The percentage of Appalachia's population receiving some form of Federal assistance is 45 percent above the rest of the country. The 10 year cost of such assistance would amount to almost $5 billion. These are the facts of our challenge, and also of our opportunity.

America today has many responsibilities, more diverse, more far flung, more vital to all mankind than any other nation has ever in history willingly assumed. Wherever we have our commitments, whether to the old and the strong or to the young and the weak, we shall match our words with deeds. But we recognize realistically that our strength abroad rests upon our strength at home. And that is why we must and we do labor in unity to perform together tasks that have been too long neglected in every region east and west, north and south.

This Nation is committed not only to human freedom but also to human dignity and decency. That is not a Federal commitment alone but a compact of our States as well. I believe it is the will of the American people that this commitment shall be fulfilled in all regions and flouted in none.

The bill that I will now sign will work no miracles overnight. Whether it works at all depends not upon the Federal Government alone but the States and the local governments as well.

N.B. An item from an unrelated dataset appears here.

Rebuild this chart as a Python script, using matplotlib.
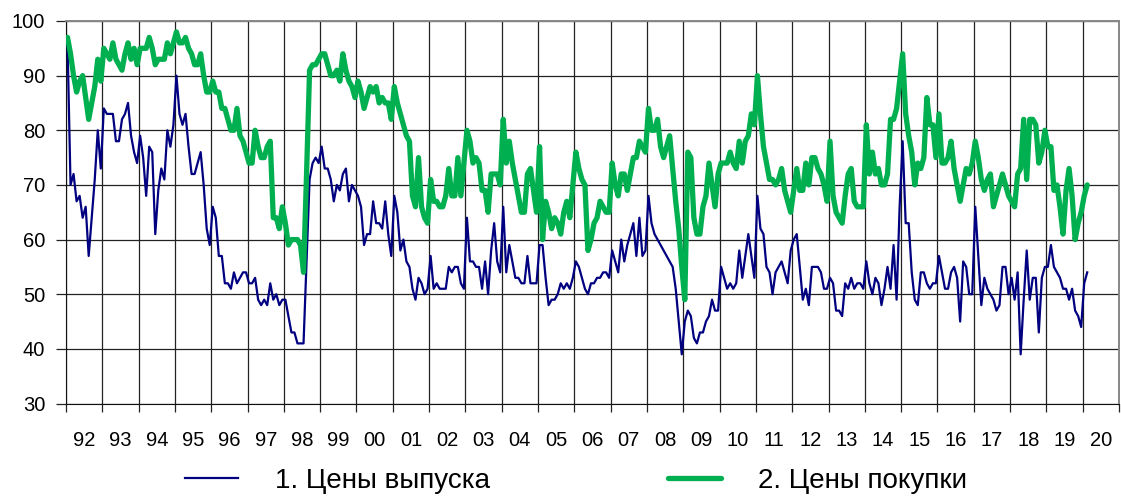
import numpy as np
import matplotlib
matplotlib.use('Agg')
from matplotlib import pyplot as plt

plt.rcParams['font.family'] = ['Liberation Sans', 'DejaVu Sans']

# monthly survey series, Jan 1992 .. Feb 2020
start_year = 1992
output_prices = [
    96, 70, 72, 67, 68, 64, 66, 57, 64, 71, 80, 73,
    84, 83, 83, 83, 78, 78, 82, 83, 85, 79, 76, 74,
    79, 75, 68, 77, 76, 61, 69, 73, 71, 80, 77, 81,
    90, 83, 81, 83, 77, 72, 72, 74, 76, 70, 62, 59,
    66, 64, 57, 57, 52, 52, 51, 54, 52, 53, 54, 54,
    52, 52, 53, 49, 48, 49, 48, 52, 49, 50, 48, 49,
    49, 46, 43, 43, 41, 41, 41, 56, 71, 74, 75, 74,
    77, 73, 73, 71, 67, 70, 69, 72, 73, 67, 70, 69,
    68, 66, 59, 61, 61, 67, 63, 63, 62, 67, 61, 57,
    68, 65, 58, 60, 56, 55, 51, 49, 53, 52, 50, 51,
    57, 51, 52, 51, 51, 51, 55, 54, 55, 55, 52, 51,
    64, 56, 56, 55, 55, 51, 56, 50, 58, 63, 56, 54,
    66, 54, 59, 56, 53, 53, 52, 52, 57, 52, 52, 52,
    59, 59, 53, 48, 49, 49, 50, 52, 51, 52, 51, 53,
    56, 55, 53, 51, 50, 52, 52, 53, 53, 54, 54, 53,
    58, 56, 54, 60, 56, 59, 61, 63, 57, 64, 57, 58,
    68, 63, 61, 60, 59, 58, 57, 56, 55, 51, 45, 39,
    45, 47, 46, 42, 41, 43, 43, 45, 46, 49, 47, 47,
    55, 53, 51, 52, 51, 52, 58, 53, 57, 61, 57, 53,
    68, 62, 61, 55, 54, 50, 54, 55, 56, 54, 52, 58,
    60, 61, 55, 49, 51, 48, 55, 55, 55, 54, 51, 51,
    53, 52, 47, 47, 46, 52, 51, 53, 51, 52, 52, 51,
    56, 52, 50, 53, 52, 48, 51, 55, 51, 59, 49, 66,
    78, 63, 63, 54, 49, 48, 54, 54, 52, 51, 52, 52,
    57, 54, 51, 51, 54, 55, 53, 45, 56, 55, 50, 50,
    66, 57, 48, 53, 51, 50, 49, 47, 48, 55, 55, 50,
    53, 49, 54, 39, 49, 58, 49, 53, 53, 43, 53, 55,
    55, 59, 55, 54, 53, 51, 51, 49, 51, 47, 46, 44,
    52, 54,
]
input_prices = [
    97, 94, 90, 87, 89, 90, 86, 82, 85, 88, 93, 89,
    95, 94, 93, 96, 93, 92, 91, 94, 96, 93, 95, 92,
    95, 95, 95, 97, 95, 92, 93, 93, 93, 96, 94, 96,
    98, 96, 96, 97, 95, 94, 92, 92, 94, 90, 87, 87,
    89, 87, 87, 84, 84, 82, 80, 80, 84, 79, 78, 76,
    74, 74, 80, 77, 75, 75, 77, 78, 64, 64, 62, 66,
    63, 59, 60, 60, 60, 59, 54, 72, 91, 92, 92, 93,
    94, 94, 92, 90, 90, 91, 89, 94, 91, 89, 88, 86,
    89, 87, 84, 86, 88, 87, 88, 85, 86, 85, 85, 82,
    88, 85, 83, 81, 79, 78, 68, 66, 75, 66, 64, 63,
    71, 67, 67, 66, 66, 68, 73, 68, 68, 75, 68, 74,
    80, 78, 74, 75, 74, 69, 69, 65, 72, 72, 72, 70,
    82, 74, 78, 74, 71, 68, 65, 65, 72, 73, 69, 65,
    77, 60, 67, 65, 62, 64, 63, 61, 65, 67, 64, 70,
    76, 73, 71, 70, 58, 60, 63, 64, 67, 66, 65, 65,
    74, 70, 68, 72, 72, 69, 72, 75, 75, 78, 77, 76,
    84, 80, 80, 82, 77, 75, 77, 79, 73, 67, 62, 55,
    49, 76, 75, 64, 61, 61, 66, 68, 74, 70, 66, 72,
    74, 74, 74, 76, 74, 73, 78, 74, 78, 79, 83, 81,
    90, 83, 77, 74, 71, 71, 70, 71, 73, 69, 67, 65,
    69, 73, 69, 69, 74, 70, 75, 75, 73, 72, 70, 67,
    78, 68, 65, 64, 63, 68, 72, 73, 67, 66, 66, 66,
    81, 72, 76, 72, 73, 70, 70, 72, 82, 82, 84, 89,
    94, 83, 79, 76, 70, 74, 73, 75, 86, 81, 81, 75,
    83, 74, 74, 75, 78, 73, 70, 67, 70, 73, 72, 74,
    78, 75, 71, 69, 71, 72, 66, 68, 70, 72, 70, 68,
    67, 66, 72, 73, 82, 71, 82, 82, 81, 74, 76, 80,
    77, 77, 69, 70, 66, 61, 69, 73, 68, 60, 63, 65,
    68, 70,
]
year_labels = ['92', '93', '94', '95', '96', '97', '98', '99', '00', '01',
               '02', '03', '04', '05', '06', '07', '08', '09', '10', '11',
               '12', '13', '14', '15', '16', '17', '18', '19', '20']
series_names = ['1. Цены выпуска', '2. Цены покупки']


def draw_chart():
    n = len(output_prices)
    x = start_year + (np.arange(n) + 0.5) / 12.0
    last_year = start_year + len(year_labels)

    fig = plt.figure(figsize=(11.21, 4.96), dpi=100)
    ax = fig.add_axes([66 / 1121, 1 - 403.5 / 496, (1119 - 66) / 1121, (403.5 - 21) / 496])

    l1, = ax.plot(x, output_prices, color='#000080', lw=1.6, zorder=3)
    l2, = ax.plot(x, input_prices, color='#00B050', lw=3.8, zorder=4,
                  solid_joinstyle='round', solid_capstyle='round')

    ax.set_xlim(start_year, last_year)
    ax.set_ylim(30, 100)
    ax.set_yticks(range(30, 101, 10))
    ax.set_xticks(range(start_year, last_year + 1))
    ax.set_xticklabels([])
    ax.set_xticks(np.arange(len(year_labels)) + start_year + 0.5, minor=True)
    ax.set_xticklabels(year_labels, minor=True)

    ax.grid(True, which='major', color='#222222', lw=0.9)
    ax.tick_params(axis='x', which='major', length=6, width=0.9, color='#222222')
    ax.tick_params(axis='x', which='minor', length=0, pad=20, labelsize=14.5)
    ax.tick_params(axis='y', length=7, width=0.9, color='#222222', pad=8, labelsize=14.5)
    for side in ['left', 'bottom']:
        ax.spines[side].set_color('#111111')
    for side in ['top', 'right']:
        ax.spines[side].set_color('#888888')
        ax.spines[side].set_linewidth(1.4)

    fig.legend([l1, l2], series_names, loc='center', bbox_to_anchor=(576 / 1121, 1 - 481 / 496),
               ncol=2, frameon=False, fontsize=20, handlelength=1.9, handletextpad=1.35,
               columnspacing=6.4)

    fig.savefig('out.png', dpi=100)


draw_chart()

I am so proud that so many of the Governors and State officials from the States concerned could be here this morning, to join their able Senators and Congressmen who helped make this legislation possible at this ceremony. But I sign this bill in the belief that we can and that we shall add strength for all America by renewing the strength of this old and this honored region of Appalachia.

Note: The President spoke at 11:02 a.m. in the Rose Garden at the White House.

As enacted, the bill (S. 3) is Public Law 89-4 (79 Stat. 5).

On March 25 the President issued Executive Order 11209 "Establishing the Federal Development Committee for Appalachia and Prescribing Other Arrangements for Coordination With the Appalachian Regional Commission" (30 F.R. 3909; 3 CFR, 1965 Supp.).